A leading authority on economic globalization argues that industrialization in the core countries of northwest Europe and its overseas settlements combined with a worldwide revolution in transportation to produce deindustrialization and an antiglobal backlash in industrially lagging poorer countries.
In Globalization and the Poor Periphery before 1950 Jeffrey Williamson examines globalization through the lens of both the economist and the historian, analyzing its economic impact on industrially lagging poor countries in the nineteenth and early twentieth centuries. Williamson argues that industrialization in the core countries of northwest Europe and their overseas settlements, combined with a worldwide revolution in transportation, created an antiglobal backlash in the periphery, the poorer countries of eastern and southern Europe, the Middle East, Africa, Asia, and Latin America.

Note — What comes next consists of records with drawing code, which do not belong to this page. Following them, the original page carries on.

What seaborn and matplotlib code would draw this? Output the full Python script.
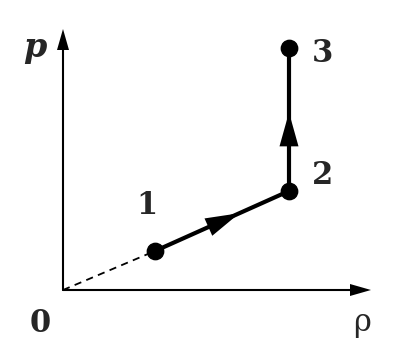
import matplotlib
matplotlib.use("Agg")
import matplotlib.pyplot as plt
import seaborn as sns
import pandas as pd
import numpy as np

# State points (rho, p) in diagram units (origin at 0,0)
labels = ["1", "2", "3"]
rho = [92, 226, 226]
p = [39, 99, 242]

sns.set_theme(style="white")
plt.rcParams['font.family'] = ['DejaVu Serif', 'DejaVu Sans']

fig = plt.figure(figsize=(3.95, 3.51), dpi=100)
ax = fig.add_axes([0, 0, 1, 1])
ax.set_xlim(-63, 332)
ax.set_ylim(-61, 290)
ax.axis("off")

df = pd.DataFrame({"rho": rho, "p": p, "label": labels})


def head(tip, direction, length, half_w):
    d = np.asarray(direction, float)
    d = d / np.hypot(*d)
    n = np.array([-d[1], d[0]])
    t = np.asarray(tip, float)
    b = t - d * length
    pts = np.array([t, b + n * half_w, b - n * half_w])
    ax.fill(pts[:, 0], pts[:, 1], color="black", lw=0, zorder=6)


# axes with arrows
ax.plot([0, 292], [0, 0], color="black", lw=1.5)
ax.plot([0, 0], [0, 245], color="black", lw=1.5)
head((308, 0), (1, 0), 21, 6)
head((0, 261), (0, 1), 21, 6)

# dashed extension from origin to state 1
ax.plot([0, rho[0]], [0, p[0]], ls=(0, (4, 3)), lw=1.3, color="black")

# process path
sns.lineplot(data=df, x="rho", y="p", sort=False, ax=ax, color="black",
             lw=3.0, estimator=None)
sns.scatterplot(data=df, x="rho", y="p", ax=ax, color="black", s=140,
                edgecolor="black", zorder=5)

# arrowheads along the path segments
for i, frac in [(0, 0.63), (1, 0.55)]:
    x0, y0 = rho[i], p[i]
    x1, y1 = rho[i + 1], p[i + 1]
    tip = (x0 + (x1 - x0) * frac, y0 + (y1 - y0) * frac)
    head(tip, (x1 - x0, y1 - y0), 34, 9.5)

ax.set_xlabel("")
ax.set_ylabel("")

# point labels
offsets = [(-8, 46), (34, 16), (33, -5)]
for lab, x, y, (dx, dy) in zip(labels, rho, p, offsets):
    ax.text(x + dx, y + dy, lab, fontsize=22, fontweight="bold",
            ha="center", va="center")

ax.text(-23, 0 - 33, "0", fontsize=22, fontweight="bold", ha="center", va="center")
ax.text(299, -32, "ρ", fontsize=22, ha="center", va="center",
        family=["DejaVu Serif"])
ax.text(-28, 242, "p", fontsize=24, fontweight="bold", fontstyle="italic",
        ha="center", va="center")

fig.savefig("out.png", dpi=100)
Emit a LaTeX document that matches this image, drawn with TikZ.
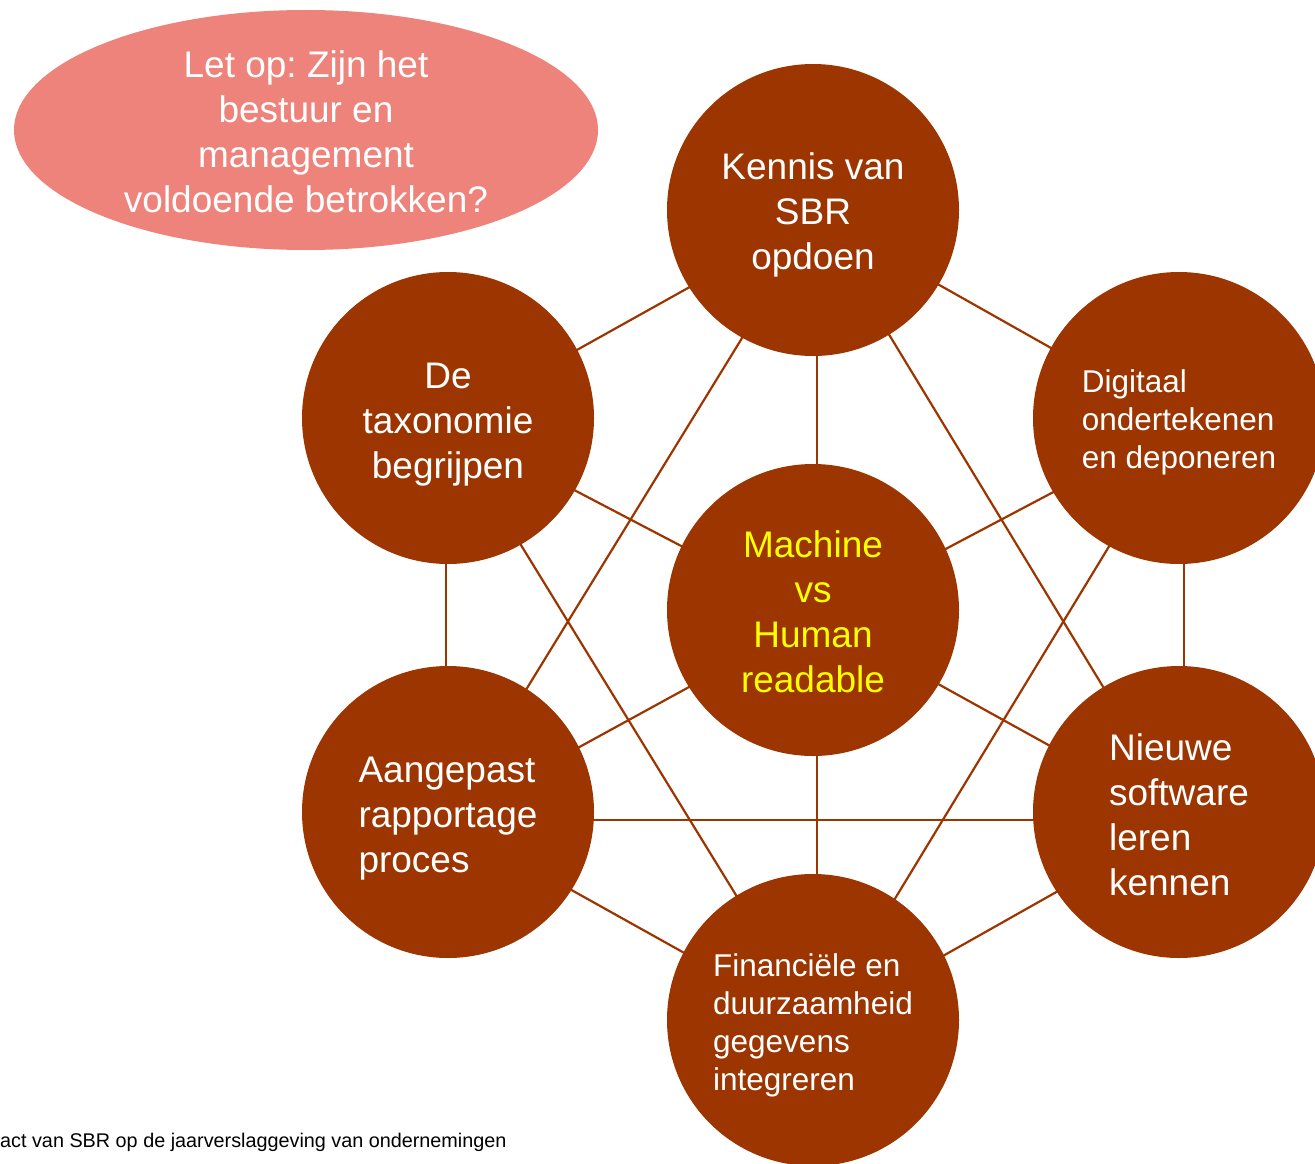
\documentclass[tikz,border=0pt]{standalone}
\usepackage{fontspec}
\setmainfont{Liberation Sans}
\frenchspacing
\usetikzlibrary{shapes.geometric,backgrounds,calc}
\definecolor{brown}{RGB}{156,53,0}
\definecolor{salmon}{RGB}{237,131,122}
\definecolor{yel}{RGB}{255,255,0}
\tikzset{
  bubble/.style={circle, fill=brown, minimum size=292pt, inner sep=0pt},
  bigtxt/.style={font=\fontsize{37}{45}\selectfont, text=white, inner sep=0pt},
  smalltxt/.style={font=\fontsize{31.5}{38}\selectfont, text=white, inner sep=0pt},
  link/.style={draw=brown, line width=2.2pt},
}
\begin{document}
\begin{tikzpicture}[x=1pt, y=-1pt]
\useasboundingbox (0,0) rectangle (1315,1164);
% note ellipse
\node[ellipse, fill=salmon, minimum width=584pt, minimum height=240pt, inner sep=0pt] (note) at (306,130) {};
\node[bigtxt, align=center] (notet) at ($(note.center)+(0,2)$)
  {Let op: Zijn het\\bestuur en\\management\\voldoende betrokken?};
% circles
\node[bubble] (T) at (813,210) {};
\node[bubble] (UL) at (448,418) {};
\node[bubble] (UR) at (1179,418) {};
\node[bubble] (C) at (813,610) {};
\node[bubble] (LL) at (448,812) {};
\node[bubble] (LR) at (1179,812) {};
\node[bubble] (B) at (813,1020) {};
% texts
\node[bigtxt, align=center] (Tt) at ($(T.center)+(0,5)$) {Kennis van\\SBR\\opdoen};
\node[bigtxt, align=center] (ULt) at ($(UL.center)+(0,7)$) {De\\taxonomie\\begrijpen};
\node[smalltxt, align=left] (URt) at ($(UR.center)+(0,4)$) {Digitaal\\ondertekenen\\en deponeren};
\node[bigtxt, align=center, text=yel] (Ct) at ($(C.center)+(0,2)$) {Machine\\vs\\Human\\readable};
\node[bigtxt, align=left] (LLt) at ($(LL.center)+(0,7)$) {Aangepast\\rapportage\\proces};
\node[bigtxt, align=left] (LRt) at ($(LR.center)+(0,3)$) {Nieuwe\\software\\leren\\kennen};
\node[smalltxt, align=left] (Bt) at ($(B.center)+(0,5)$) {Financiële en\\duurzaamheid\\gegevens\\integreren};
% connector hubs
\coordinate (hT) at ($(T.center)+(4,6)$);
\coordinate (hUL) at ($(UL.center)+(-2,5)$);
\coordinate (hUR) at ($(UR.center)+(5,5)$);
\coordinate (hC) at ($(C.center)+(4,7)$);
\coordinate (hLL) at ($(LL.center)+(-2,8)$);
\coordinate (hLR) at ($(LR.center)+(5,8)$);
\coordinate (hB) at ($(B.center)+(4,7)$);
\begin{pgfonlayer}{background}
\draw[link] (hT) -- (hUL);
\draw[link] (hT) -- (hUR);
\draw[link] (hT) -- (hC);
\draw[link] (hT) -- (hLL);
\draw[link] (hT) -- (hLR);
\draw[link] (hUL) -- (hC);
\draw[link] (hUL) -- (hB);
\draw[link] (hUL) -- (hLL);
\draw[link] (hUR) -- (hC);
\draw[link] (hUR) -- (hB);
\draw[link] (hUR) -- (hLR);
\draw[link] (hLL) -- (hC);
\draw[link] (hLL) -- (hLR);
\draw[link] (hLL) -- (hB);
\draw[link] (hC) -- (hB);
\draw[link] (hLR) -- (hC);
\draw[link] (hLR) -- (hB);
\end{pgfonlayer}
% footer
\node[anchor=west, inner sep=0pt, font=\fontsize{19.8}{24}\selectfont] (foot) at (0,1142)
  {act van SBR op de jaarverslaggeving van ondernemingen};
\end{tikzpicture}
\end{document}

During the "first global century," from about 1820 to 1913, and the antiglobal autarkic interwar period from 1914 to 1940, new methods of transportation integrated world commodity markets and caused a boom in trade between the core and the periphery. Rapid productivity growth, which lowered the price of manufactured goods, led to a soaring demand in the core countries for raw materials supplied by the periphery. When the boom turned into bust, after almost a century and a half, the gap in living standards between the core and the periphery was even wider than it had been at the beginning of the cycle. The periphery, argues Williamson, obeyed the laws of motion of the international economy. Synthesizing and summarizing fifteen years of Williamson's pioneering work on globalization, the book documents these laws of motion in the periphery, assesses their distribution and growth consequences, and examines the response of trade policy in these regions.